What happened Doug Liman wrapped principal photography on Bitcoin: Killing Satoshi, a $70 million thriller about the search for Bitcoin's mysterious creator, starring Gal Gadot, Casey Affleck, Pete Davidson, and Isla Fisher. The production is billed as the first studio-quality feature to use AI to generate backgrounds and expedite performance fixes, and it will be presented to buyers at Cannes.
Technical details The shoot used a markerless performative capture stage rather than traditional location filming. Producers say AI handled on-set background generation and will be used to "tweak" actors' performances, including lip, facial, and body adjustments, to reduce reshoots. The team emphasizes that there will be no AI-generated actors that do not exist; real performers provided principal performances and likeness rights.
Key production capabilities - AI-generated environments replacing physical locations, reducing travel and build costs - AI-driven performance correction for lip sync, facial microexpressions, and body posture to avoid costly reshoots - Integration with capture-stage metadata to preserve alignment between actor performance and generated backgrounds
Context and significance This production sits at the intersection of high-end VFX and generative media. Using AI to generate backgrounds and refine performances formalizes tools long used in visual effects and virtual production, but at a studio budget and with A-list talent. The film leverages advances in image synthesis, neural rendering, and motion-retargeting to shift more of the production heavy lifting into data-driven pipelines rather than physical location logistics.
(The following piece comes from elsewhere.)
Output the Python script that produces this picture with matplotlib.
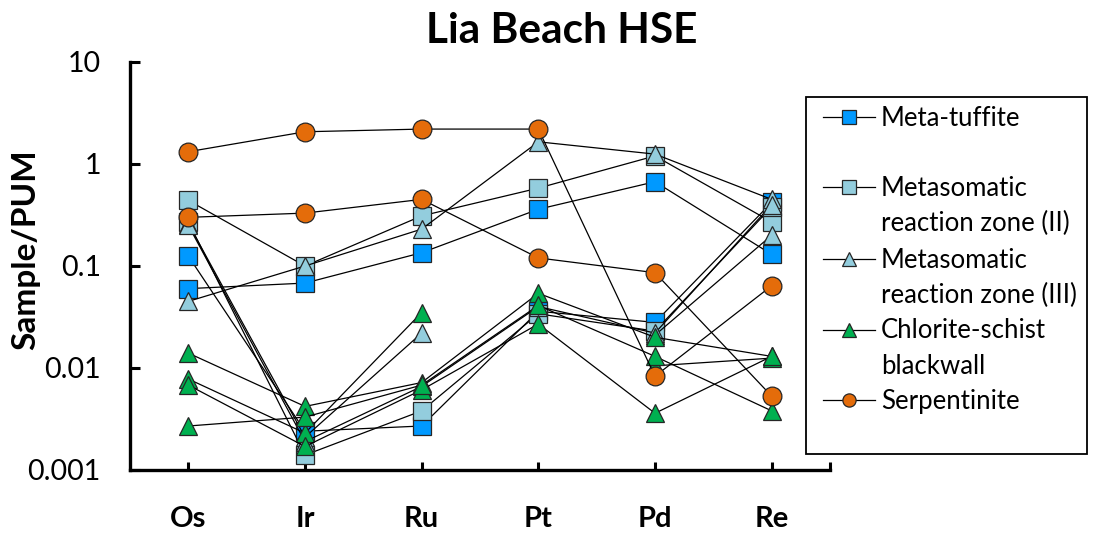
import numpy as np
import matplotlib
matplotlib.use("Agg")
import matplotlib.pyplot as plt
from matplotlib.lines import Line2D
from matplotlib.patches import Rectangle

nan = np.nan
elements = ["Os", "Ir", "Ru", "Pt", "Pd", "Re"]
y_ticks = [0.001, 0.01, 0.1, 1, 10]
y_tick_labels = ["0.001", "0.01", "0.1", "1", "10"]

# Meta-tuffite
meta_tuffite_1 = [0.060, 0.068, 0.135, 0.36, 0.67, 0.13]
meta_tuffite_2 = [0.125, 0.0024, 0.0027, 0.036, 0.028, 0.42]
# Metasomatic reaction zone (II)
mrz2_1 = [0.44, 0.100, 0.31, 0.58, 1.20, 0.27]
mrz2_2 = [0.27, 0.0014, 0.0038, 0.034, 0.023, 0.38]
# Metasomatic reaction zone (III)
mrz3_1 = [0.045, 0.100, 0.23, 1.65, 1.25, 0.45]
mrz3_2 = [0.26, 0.0021, 0.022, nan, 0.021, 0.20]
mrz3_3 = [0.25, 0.0019, 0.0066, 0.040, 0.022, 0.40]
# Chlorite-schist blackwall
chl_1 = [0.014, 0.0042, 0.0072, 0.054, 0.020, 0.013]
chl_2 = [0.0078, 0.0023, 0.035, nan, 0.0105, 0.0125]
chl_3 = [0.0068, 0.0017, 0.0061, 0.027, 0.0036, 0.013]
chl_4 = [0.0027, 0.0033, 0.0068, 0.041, 0.013, 0.0038]
# Serpentinite
serp_1 = [1.32, 2.07, 2.2, 2.2, 0.0083, 0.064]
serp_2 = [0.30, 0.33, 0.45, 0.12, 0.086, 0.0053]

group_names = [["Meta-tuffite"],
               ["Metasomatic", "reaction zone (II)"],
               ["Metasomatic", "reaction zone (III)"],
               ["Chlorite-schist", "blackwall"],
               ["Serpentinite"]]
group_series = [[meta_tuffite_1, meta_tuffite_2],
                [mrz2_1, mrz2_2],
                [mrz3_1, mrz3_2, mrz3_3],
                [chl_1, chl_2, chl_3, chl_4],
                [serp_1, serp_2]]
group_colors = ["#0099FF", "#93CDDD", "#93CDDD", "#00B050", "#E46C0A"]
group_markers = ["s", "s", "^", "^", "o"]

FONT = ["Lato", "DejaVu Sans"]
plt.rcParams["font.family"] = FONT

W, H = 1094, 539
fig = plt.figure(figsize=(W / 100, H / 100), dpi=100)

def fx(px):
    return px / W

def fy(py):
    return 1 - py / H

ax = fig.add_axes([fx(130), fy(470), fx(830) - fx(130), fy(62) - fy(470)])
x = np.arange(1, len(elements) + 1)

z = 2
for series_list, col, mk in zip(group_series, group_colors, group_markers):
    for vals in series_list:
        ax.plot(x, vals, color="black", lw=0.9, marker=mk, ms=13.5,
                mfc=col, mec="#262626", mew=0.9, zorder=z)
        z += 0.1

ax.set_yscale("log")
ax.set_ylim(0.001, 10)
ax.set_xlim(0.5, 6.5)
ax.set_yticks(y_ticks)
ax.set_yticklabels(y_tick_labels)
ax.yaxis.set_minor_locator(matplotlib.ticker.NullLocator())
ax.set_xticks(list(x) + [6.5])
ax.set_xticklabels(elements + [""], fontweight="bold", fontsize=21)
ax.tick_params(axis="y", direction="in", length=7, width=2.2, labelsize=20.5, pad=21)
ax.tick_params(axis="x", direction="in", length=6, width=2.2, pad=26)
for s in ["top", "right"]:
    ax.spines[s].set_visible(False)
for s in ["left", "bottom"]:
    ax.spines[s].set_linewidth(2.4)

ax.set_ylabel("Sample/PUM", fontsize=24, fontweight="bold")
ax.yaxis.set_label_coords((40 - 130) / 700, (470 - 250) / 408)
fig.text(fx(562), fy(31), "Lia Beach HSE", fontsize=30.5, fontweight="bold",
         ha="center", va="center")

# legend box drawn by hand
fig.add_artist(Rectangle((fx(806), fy(454)), fx(1087) - fx(806), fy(97) - fy(454),
                         transform=fig.transFigure, fill=False, ec="black", lw=1.3))
row_y = [117, 187, 259, 330, 400]
line_step = 35.7
for lines, col, mk, ry in zip(group_names, group_colors, group_markers, row_y):
    fig.add_artist(Line2D([fx(823), fx(875)], [fy(ry), fy(ry)], color="black", lw=0.9,
                          transform=fig.transFigure))
    fig.add_artist(Line2D([fx(849)], [fy(ry)], marker=mk, ms=9.5, mfc=col,
                          mec="#262626", mew=0.9, transform=fig.transFigure))
    for i, ln in enumerate(lines):
        fig.text(fx(881), fy(ry + i * line_step + 1), ln, fontsize=18.5,
                 ha="left", va="center", transform=fig.transFigure)

fig.savefig("out.png", dpi=100)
Why practitioners should care Visual-effects teams and ML engineers will need to integrate generative models with capture metadata, version control, and provenance tracking to keep creative intent and legal clearances auditable. Postproduction will depend on high-fidelity, temporally consistent generative models and robust compositing workflows. The claim that AI will not replace actors does not eliminate complex consent, likeness licensing, and attribution requirements; productions will need signed agreements that explicitly cover model-based alterations and downstream uses.
Legal, ethical, and labor implications The production model accelerates existing friction points with performers unions. Producers' assurances about not replacing actors may calm some concerns, but unions and regulators will focus on whether AI tools reduce bargaining power, lead to uncredited synthetic content, or enable reuse of likenesses beyond original contracts. There are also forensic and provenance issues: distinguishing on-set capture from post-hoc synthetic modifications will be important for deepfake detection, attribution, and copyright claims.
What to watch The film's reception at Cannes and reactions from SAG-AFTRA and industry guilds will set a de facto standard for commercial use of generative production tools. From a technical angle, watch for disclosures about the models, training data provenance, and on-set metadata practices that enable traceability. Practitioners should monitor emerging clauses in talent contracts, technical pipelines that embed cryptographic provenance, and any platform-level watermarking or detection approaches that gain industry acceptance.
Bottom line This project is a practical stress test for studio-scale generative workflows: it demonstrates cost and schedule advantages, but it will catalyze legal, ethical, and technical standards work. Production teams, ML engineers, and legal counsel should treat studio AI filmmaking as a live deployment scenario that requires integrated solutions for model traceability, consent management, and temporal consistency in generative outputs.
Scoring Rationale
High-profile director, A-list cast, and a reported **$70 million** budget make this a notable real-world deployment of generative AI in media. The story is technically relevant to VFX and ML practitioners and poses meaningful legal and labor implications that could shape industry practice.